The Spoonflower design challenge this week was a cut-and-sew project that fit on a fat quarter. I love designing these kind of things. Some of my very first Spoonflower designs were sets of stuffed toys (Goldilocks and the 3 Bears, Red Riding Hood) where you could make all of the little characters as dolls or finger puppets and then they had their house which was a bag to store them all in. All of the pieces fit on a fat quarter and you just cut them out and sewed them together. The way this design challenge was set up you could make a cut-and-sew anything. Many people made stuffed animal toys, but you could do things bags, headbands or bibs as long as they fit on that 21×18 inch rectangle.
I struggled with this one a little bit. I was going to re-do a sheep stuffed toy pattern that I had in my Etsy shop years and years ago. I thought it would be easy to convert since I had already pattern tested it. But I just wasn’t excited about it and it’s a little fiddly to sew together.
Then I thought about a conversation I had with my friend Megan, who owns a local yarn and fabric store called Knit & Bolt. For a class I was teaching, I interviewed Megan about trends she saw in fabrics – what sells, what doesn’t sell, what do people come in looking for. One of the things that came up was cut-and-sew panels like these. They are popular at her shop, but one of the things she noticed about them is that although they seem like a really great beginner project for new stitchers, often the actual sewing parts are really difficult. She had an example of a cute cowboy doll, but the neck and arms were very skinny, which made it hard to turn right side out and stuff. The way that other parts attached to the body was complex. The shapes that you needed to sew were tight curves, which can be challenging for a beginner.
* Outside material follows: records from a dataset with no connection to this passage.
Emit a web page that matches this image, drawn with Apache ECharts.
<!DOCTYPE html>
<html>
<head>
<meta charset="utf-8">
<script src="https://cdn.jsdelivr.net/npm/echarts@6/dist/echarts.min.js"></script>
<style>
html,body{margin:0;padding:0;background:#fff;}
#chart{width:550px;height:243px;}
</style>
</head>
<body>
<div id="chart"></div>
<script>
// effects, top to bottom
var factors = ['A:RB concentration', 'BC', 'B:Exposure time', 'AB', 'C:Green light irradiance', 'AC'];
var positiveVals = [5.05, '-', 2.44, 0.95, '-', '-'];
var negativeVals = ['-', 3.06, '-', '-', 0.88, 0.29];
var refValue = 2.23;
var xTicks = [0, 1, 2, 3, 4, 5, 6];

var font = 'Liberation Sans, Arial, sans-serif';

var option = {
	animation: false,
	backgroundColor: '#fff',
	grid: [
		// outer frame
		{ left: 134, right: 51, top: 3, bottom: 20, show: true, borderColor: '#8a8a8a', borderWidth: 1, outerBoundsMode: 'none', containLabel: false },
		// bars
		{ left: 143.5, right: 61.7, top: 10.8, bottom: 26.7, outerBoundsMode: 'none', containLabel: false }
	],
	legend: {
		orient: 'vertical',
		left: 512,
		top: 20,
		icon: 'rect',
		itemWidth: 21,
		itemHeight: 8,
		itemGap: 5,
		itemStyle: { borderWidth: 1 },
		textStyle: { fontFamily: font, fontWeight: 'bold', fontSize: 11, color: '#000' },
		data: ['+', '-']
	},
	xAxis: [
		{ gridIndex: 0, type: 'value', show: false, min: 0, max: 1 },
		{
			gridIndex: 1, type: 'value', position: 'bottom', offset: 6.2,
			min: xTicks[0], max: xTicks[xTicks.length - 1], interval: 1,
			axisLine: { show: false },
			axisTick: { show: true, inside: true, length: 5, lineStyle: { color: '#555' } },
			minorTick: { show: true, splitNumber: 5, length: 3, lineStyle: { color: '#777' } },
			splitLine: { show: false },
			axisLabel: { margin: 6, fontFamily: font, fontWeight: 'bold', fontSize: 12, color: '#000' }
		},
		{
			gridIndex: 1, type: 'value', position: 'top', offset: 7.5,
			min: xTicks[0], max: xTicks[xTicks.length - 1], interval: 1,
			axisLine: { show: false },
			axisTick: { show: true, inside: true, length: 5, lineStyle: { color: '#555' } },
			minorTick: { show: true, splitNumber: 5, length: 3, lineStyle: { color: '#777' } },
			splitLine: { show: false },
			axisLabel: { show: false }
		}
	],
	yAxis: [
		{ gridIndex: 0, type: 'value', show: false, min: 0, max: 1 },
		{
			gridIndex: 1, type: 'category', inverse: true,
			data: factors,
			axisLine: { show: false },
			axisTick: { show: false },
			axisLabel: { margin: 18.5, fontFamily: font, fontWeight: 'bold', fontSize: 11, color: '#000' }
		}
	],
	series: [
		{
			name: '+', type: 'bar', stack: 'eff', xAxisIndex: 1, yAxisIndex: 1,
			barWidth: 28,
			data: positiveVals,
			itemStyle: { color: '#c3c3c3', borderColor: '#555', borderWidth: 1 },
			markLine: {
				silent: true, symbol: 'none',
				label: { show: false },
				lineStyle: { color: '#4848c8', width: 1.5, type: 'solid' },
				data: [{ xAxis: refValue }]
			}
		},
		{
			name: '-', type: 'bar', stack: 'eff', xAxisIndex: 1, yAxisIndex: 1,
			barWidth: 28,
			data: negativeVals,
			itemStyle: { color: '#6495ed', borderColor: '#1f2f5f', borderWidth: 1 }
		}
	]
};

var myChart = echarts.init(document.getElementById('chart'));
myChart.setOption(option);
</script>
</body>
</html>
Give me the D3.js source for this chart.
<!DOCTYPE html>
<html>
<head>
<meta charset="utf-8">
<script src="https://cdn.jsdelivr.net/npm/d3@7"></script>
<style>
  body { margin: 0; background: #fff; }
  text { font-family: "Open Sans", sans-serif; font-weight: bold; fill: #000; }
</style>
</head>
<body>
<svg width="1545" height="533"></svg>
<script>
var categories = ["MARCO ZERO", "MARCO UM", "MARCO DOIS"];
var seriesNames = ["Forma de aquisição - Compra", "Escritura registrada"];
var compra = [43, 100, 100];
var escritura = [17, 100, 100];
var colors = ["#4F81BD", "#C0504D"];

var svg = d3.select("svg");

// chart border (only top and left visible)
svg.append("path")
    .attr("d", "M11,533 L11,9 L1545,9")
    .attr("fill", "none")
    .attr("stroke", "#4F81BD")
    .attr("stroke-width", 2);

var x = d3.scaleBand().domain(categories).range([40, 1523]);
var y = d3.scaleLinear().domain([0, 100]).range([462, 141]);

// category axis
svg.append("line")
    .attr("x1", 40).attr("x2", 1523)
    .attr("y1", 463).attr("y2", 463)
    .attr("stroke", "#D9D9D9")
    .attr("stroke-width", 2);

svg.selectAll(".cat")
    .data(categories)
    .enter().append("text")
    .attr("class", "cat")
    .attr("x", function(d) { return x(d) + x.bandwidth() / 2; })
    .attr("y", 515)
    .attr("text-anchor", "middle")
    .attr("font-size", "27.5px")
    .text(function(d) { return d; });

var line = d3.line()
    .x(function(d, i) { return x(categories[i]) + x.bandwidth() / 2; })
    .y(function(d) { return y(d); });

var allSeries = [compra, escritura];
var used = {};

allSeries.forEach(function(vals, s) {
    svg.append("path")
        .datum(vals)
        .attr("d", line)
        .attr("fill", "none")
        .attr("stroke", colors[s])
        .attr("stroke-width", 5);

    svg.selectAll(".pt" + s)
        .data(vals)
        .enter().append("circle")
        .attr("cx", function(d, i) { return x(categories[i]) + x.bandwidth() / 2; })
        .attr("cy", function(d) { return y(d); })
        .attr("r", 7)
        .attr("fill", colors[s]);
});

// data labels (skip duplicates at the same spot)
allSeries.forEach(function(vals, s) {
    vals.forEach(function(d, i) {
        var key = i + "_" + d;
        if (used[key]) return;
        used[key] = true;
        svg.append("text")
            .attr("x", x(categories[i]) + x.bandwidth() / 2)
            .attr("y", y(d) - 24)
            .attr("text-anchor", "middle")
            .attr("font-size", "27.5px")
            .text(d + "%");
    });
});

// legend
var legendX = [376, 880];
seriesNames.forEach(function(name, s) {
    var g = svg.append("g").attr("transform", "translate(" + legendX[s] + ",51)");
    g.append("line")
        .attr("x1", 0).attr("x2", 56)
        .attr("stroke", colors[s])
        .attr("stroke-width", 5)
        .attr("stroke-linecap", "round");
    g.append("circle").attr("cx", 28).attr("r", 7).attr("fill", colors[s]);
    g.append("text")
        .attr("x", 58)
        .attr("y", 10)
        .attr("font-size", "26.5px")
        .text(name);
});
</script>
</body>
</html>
So I decided that I wanted to design something that was actually a beginner sewing project. Of course I came up with this pretty close to the deadline for the challenge (because don’t you always do your best work on a deadline?) So I thought about it and decided to rework some artwork I had already drawn.
I drew these labradors for another design challenge entry for tea towels. They were inspired by a photo of a pair of mid-century ceramic statues of little black and white dogs. I thought they were really cute and it would be fun to rework them for a different kind of cut-and-sew design.
The best part is that they are really simple shapes, so they would be easy to stitch. I removed their tails and redrew them so that they were part of the artwork on the back of the dog. No skinny bits to stuff and sew. I added a wide seam allowance around each piece. The instructions say to sew with a 1/4 inch seam allowance, but I made my border a bit wider than that so there was a little room for wobbles in the sewing line. By making the seam allowance in the same color as all of the outlines in the art, you won’t see a white “gap” at the edges if your sewing isn’t quite perfect – the color will go all the way into the seam. There are still a few curves around the ears but they should be accomplishable for a novice stitcher. Then because I think that it’s always fun for your stuffed toys to be able to do something, I used the rest of the fat quarter to make reversible bandanas for the dogs, which you just fold in half, stitch the edge and then fray it out to make a fringe.
I didn’t have time to actually get these guys printed and tested before I had to turn in my design challenge entry, but I didn’t want to post something that was completely untested. So I made a muslin mockup. Because I drew this original design in Illustrator, I just converted my shapes into a line drawing and printed it out.
I taped the line drawing up to a bright window and traced my lines on to a piece of muslin with a sharpie. Then I could cut and sew a sample to scale and make sure everything worked out just right. Super fast prototyping! I can’t wait to get the finished printed sample so I can make up some with the final design, but this was enough for me to make sure everything worked and fit together.